- **What is needed**
Copy each line below that contains "code".

- **Input records**
★ ★ ★
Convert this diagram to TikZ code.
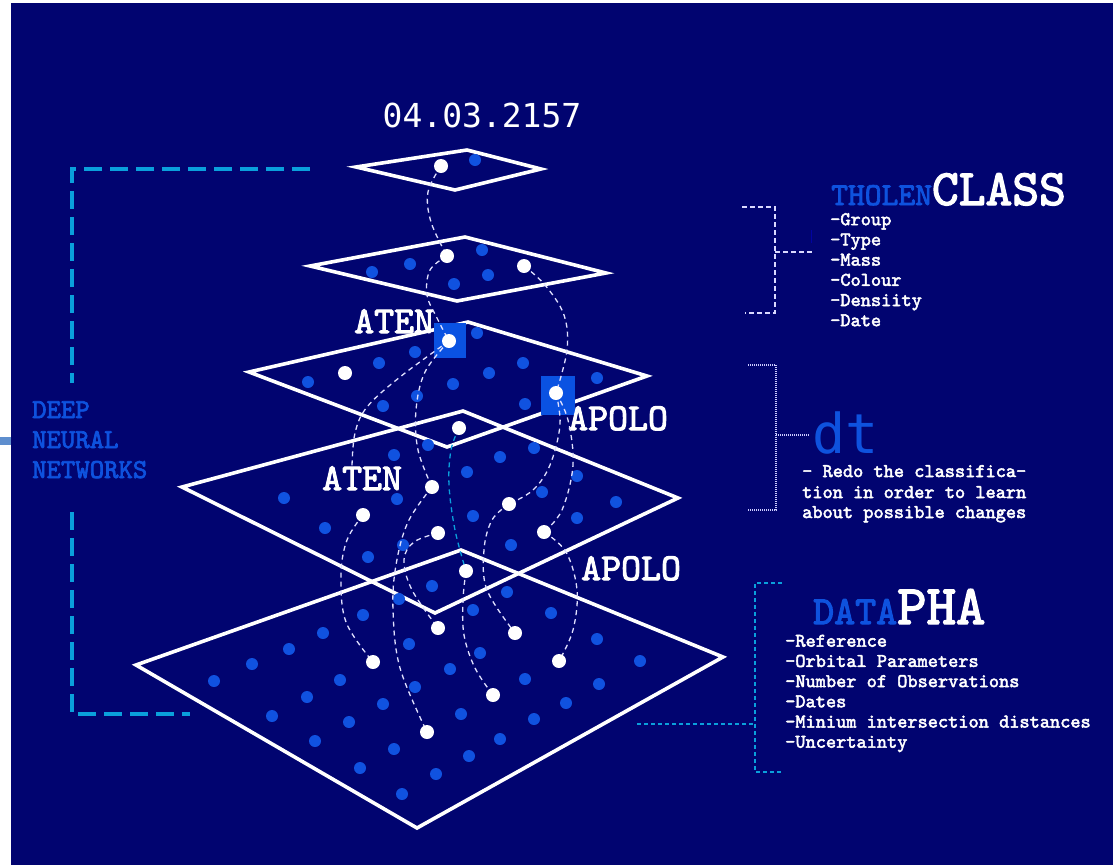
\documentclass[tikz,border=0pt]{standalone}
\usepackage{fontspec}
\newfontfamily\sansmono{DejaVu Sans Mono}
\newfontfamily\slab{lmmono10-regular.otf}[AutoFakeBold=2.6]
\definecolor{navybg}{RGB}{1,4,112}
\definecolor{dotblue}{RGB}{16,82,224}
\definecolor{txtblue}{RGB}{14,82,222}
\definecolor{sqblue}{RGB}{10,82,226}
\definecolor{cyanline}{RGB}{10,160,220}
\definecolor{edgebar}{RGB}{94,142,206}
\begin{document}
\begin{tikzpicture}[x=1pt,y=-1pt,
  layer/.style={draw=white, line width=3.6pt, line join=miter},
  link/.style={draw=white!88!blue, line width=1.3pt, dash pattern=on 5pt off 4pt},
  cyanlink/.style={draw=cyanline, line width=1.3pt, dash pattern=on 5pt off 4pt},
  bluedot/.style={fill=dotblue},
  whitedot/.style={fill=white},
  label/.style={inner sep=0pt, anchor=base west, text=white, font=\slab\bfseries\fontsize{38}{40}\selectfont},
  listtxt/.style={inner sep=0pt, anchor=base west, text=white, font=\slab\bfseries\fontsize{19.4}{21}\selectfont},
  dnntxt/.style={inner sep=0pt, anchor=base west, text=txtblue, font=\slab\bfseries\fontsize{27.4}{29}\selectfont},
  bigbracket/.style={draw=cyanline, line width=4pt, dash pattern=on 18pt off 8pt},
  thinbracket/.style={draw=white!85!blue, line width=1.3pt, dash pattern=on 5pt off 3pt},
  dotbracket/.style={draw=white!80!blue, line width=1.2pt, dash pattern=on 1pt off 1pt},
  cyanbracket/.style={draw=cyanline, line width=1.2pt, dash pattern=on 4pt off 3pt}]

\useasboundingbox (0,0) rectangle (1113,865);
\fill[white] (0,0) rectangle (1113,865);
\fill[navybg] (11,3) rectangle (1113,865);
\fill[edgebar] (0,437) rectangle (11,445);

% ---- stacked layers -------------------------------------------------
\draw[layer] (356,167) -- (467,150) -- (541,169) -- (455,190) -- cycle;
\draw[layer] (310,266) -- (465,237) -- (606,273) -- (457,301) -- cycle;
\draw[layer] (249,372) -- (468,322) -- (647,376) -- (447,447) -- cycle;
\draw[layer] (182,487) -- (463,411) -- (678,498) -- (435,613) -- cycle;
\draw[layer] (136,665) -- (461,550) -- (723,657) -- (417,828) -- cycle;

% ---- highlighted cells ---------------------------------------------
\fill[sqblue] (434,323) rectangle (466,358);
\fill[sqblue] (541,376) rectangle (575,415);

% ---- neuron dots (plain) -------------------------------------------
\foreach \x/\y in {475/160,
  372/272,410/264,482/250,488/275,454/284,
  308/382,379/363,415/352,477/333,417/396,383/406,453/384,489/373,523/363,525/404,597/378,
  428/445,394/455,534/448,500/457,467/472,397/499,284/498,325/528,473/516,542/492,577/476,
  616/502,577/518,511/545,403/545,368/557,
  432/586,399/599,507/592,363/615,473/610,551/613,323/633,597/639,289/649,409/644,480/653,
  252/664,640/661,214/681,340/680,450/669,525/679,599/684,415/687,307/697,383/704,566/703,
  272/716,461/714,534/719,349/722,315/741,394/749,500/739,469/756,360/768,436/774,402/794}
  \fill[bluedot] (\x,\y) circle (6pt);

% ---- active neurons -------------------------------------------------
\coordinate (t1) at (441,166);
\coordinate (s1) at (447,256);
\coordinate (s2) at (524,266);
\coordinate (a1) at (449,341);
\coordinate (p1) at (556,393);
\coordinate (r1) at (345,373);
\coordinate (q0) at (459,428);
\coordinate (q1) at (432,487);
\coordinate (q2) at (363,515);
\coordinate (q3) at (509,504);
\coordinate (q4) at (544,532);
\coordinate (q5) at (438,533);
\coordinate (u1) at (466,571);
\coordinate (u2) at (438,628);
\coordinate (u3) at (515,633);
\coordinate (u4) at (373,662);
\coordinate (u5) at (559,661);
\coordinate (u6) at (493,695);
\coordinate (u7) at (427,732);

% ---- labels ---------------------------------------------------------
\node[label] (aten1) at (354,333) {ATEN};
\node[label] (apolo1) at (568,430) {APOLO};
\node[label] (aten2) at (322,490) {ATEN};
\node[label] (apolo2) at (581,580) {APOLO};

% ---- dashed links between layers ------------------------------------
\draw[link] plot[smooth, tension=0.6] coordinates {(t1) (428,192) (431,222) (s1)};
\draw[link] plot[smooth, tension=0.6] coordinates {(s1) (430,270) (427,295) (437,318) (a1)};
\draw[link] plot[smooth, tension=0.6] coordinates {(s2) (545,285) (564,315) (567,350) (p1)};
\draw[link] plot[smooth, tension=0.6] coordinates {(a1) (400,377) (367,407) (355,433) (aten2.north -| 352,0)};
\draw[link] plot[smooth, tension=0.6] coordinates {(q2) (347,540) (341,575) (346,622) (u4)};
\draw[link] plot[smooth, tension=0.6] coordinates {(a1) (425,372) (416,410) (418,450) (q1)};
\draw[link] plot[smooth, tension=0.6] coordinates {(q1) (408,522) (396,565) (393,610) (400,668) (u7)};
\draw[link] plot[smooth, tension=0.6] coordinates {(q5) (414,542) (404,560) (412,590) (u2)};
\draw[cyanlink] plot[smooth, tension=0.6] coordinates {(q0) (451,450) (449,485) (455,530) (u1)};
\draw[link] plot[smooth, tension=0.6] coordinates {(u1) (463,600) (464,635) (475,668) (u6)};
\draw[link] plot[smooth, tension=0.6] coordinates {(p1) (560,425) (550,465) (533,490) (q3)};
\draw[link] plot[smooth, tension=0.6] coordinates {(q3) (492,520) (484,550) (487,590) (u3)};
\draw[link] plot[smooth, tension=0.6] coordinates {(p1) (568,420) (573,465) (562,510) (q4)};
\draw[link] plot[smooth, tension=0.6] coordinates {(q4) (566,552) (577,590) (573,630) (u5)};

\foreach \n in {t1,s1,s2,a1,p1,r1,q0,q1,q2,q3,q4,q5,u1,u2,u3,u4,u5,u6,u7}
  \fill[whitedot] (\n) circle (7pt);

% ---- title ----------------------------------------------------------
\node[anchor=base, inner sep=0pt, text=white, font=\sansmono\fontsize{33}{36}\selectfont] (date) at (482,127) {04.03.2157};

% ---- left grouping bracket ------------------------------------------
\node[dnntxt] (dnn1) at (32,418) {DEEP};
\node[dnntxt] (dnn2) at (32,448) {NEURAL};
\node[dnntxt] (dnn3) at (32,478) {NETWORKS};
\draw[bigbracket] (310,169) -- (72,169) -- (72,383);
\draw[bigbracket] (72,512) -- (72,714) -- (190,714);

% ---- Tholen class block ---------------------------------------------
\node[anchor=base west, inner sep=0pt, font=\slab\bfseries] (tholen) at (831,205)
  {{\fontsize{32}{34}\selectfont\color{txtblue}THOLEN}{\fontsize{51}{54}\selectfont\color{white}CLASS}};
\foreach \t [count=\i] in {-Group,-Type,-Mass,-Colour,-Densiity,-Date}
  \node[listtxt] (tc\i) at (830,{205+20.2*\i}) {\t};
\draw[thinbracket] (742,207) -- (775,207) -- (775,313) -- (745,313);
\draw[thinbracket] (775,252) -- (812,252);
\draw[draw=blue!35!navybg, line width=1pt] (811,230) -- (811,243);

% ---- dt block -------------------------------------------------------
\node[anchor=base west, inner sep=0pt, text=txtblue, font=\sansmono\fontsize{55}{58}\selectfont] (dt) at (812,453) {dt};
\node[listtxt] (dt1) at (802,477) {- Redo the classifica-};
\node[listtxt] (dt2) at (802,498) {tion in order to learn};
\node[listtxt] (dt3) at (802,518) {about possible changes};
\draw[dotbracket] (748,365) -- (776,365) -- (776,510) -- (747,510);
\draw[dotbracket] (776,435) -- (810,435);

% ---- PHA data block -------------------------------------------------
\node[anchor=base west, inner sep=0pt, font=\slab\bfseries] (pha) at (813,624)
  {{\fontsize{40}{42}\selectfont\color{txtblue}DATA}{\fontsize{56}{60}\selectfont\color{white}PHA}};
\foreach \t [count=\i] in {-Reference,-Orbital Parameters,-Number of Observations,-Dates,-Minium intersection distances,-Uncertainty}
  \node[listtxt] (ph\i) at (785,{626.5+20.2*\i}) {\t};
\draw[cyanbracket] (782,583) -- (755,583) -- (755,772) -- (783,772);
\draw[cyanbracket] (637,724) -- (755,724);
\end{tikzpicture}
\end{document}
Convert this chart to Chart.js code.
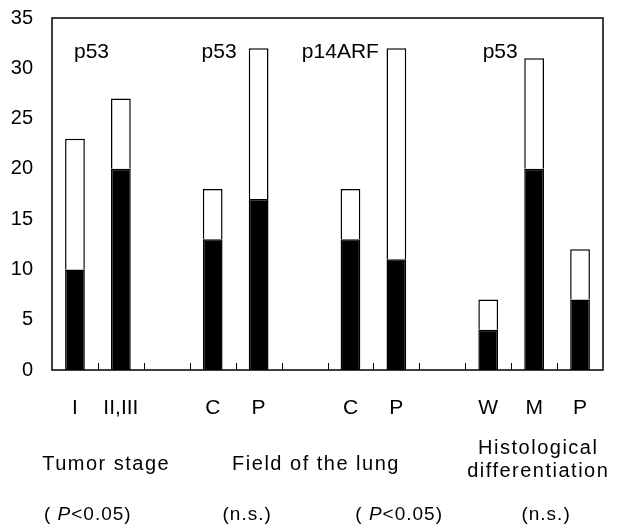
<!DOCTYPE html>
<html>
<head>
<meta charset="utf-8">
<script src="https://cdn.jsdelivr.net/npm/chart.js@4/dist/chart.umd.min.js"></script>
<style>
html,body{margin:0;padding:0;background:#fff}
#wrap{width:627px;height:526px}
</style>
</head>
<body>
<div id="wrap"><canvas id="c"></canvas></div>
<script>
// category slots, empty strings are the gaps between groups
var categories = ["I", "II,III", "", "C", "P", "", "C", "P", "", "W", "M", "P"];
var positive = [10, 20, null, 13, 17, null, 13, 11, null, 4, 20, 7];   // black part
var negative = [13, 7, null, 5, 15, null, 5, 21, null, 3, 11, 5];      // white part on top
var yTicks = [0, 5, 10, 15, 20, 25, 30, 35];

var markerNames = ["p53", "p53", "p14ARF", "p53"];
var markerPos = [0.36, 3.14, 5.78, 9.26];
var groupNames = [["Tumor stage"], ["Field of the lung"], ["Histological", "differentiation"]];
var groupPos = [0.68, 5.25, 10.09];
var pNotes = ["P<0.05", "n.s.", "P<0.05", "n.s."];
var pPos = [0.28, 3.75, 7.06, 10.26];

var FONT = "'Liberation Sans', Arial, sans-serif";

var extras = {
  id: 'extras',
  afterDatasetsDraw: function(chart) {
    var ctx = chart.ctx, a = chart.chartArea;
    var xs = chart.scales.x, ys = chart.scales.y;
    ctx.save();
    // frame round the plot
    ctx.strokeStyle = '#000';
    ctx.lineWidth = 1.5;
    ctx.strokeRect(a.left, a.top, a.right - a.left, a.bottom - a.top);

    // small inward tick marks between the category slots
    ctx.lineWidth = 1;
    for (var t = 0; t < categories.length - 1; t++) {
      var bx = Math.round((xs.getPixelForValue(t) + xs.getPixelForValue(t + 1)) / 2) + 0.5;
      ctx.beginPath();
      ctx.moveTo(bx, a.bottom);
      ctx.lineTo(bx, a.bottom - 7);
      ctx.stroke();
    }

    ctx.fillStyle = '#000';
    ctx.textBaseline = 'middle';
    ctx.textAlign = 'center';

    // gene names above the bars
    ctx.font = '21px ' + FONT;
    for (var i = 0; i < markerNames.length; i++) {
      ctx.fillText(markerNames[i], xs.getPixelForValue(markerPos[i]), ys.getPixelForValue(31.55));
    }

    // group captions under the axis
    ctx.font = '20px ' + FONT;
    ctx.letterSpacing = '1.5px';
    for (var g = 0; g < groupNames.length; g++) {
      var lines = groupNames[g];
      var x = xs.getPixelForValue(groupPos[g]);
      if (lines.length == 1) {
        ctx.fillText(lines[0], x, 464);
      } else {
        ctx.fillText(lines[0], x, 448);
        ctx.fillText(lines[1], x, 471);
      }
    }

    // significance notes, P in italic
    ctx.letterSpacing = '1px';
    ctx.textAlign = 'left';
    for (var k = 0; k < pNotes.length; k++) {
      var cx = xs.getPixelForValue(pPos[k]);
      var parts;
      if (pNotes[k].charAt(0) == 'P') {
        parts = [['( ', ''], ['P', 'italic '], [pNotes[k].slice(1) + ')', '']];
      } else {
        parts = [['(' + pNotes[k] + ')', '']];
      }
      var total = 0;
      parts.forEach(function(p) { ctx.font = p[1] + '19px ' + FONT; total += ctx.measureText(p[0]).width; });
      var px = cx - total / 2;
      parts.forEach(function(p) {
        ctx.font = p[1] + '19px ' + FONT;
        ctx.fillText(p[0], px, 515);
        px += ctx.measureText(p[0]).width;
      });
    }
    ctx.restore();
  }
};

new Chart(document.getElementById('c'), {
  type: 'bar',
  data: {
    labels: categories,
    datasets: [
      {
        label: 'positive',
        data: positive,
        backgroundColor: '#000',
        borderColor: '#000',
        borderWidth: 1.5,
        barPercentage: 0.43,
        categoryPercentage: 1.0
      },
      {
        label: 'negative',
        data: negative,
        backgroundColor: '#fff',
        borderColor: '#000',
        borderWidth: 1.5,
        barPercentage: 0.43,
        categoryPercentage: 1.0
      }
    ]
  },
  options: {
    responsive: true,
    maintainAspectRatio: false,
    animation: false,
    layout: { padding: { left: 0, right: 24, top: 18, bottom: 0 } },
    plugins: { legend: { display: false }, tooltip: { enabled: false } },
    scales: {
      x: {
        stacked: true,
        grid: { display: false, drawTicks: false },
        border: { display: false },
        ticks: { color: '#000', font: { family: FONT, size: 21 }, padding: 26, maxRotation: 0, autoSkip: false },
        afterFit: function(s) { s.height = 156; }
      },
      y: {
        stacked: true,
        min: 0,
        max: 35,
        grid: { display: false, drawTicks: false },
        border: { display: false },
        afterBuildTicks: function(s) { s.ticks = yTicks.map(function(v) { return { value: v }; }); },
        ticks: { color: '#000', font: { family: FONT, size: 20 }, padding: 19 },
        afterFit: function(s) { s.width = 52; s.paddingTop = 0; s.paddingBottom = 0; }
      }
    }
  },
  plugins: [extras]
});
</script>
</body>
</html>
★ ★ ★
- **Solution to this exercise**
Convert this diagram to TikZ code.
Convert this chart to Chart.js code.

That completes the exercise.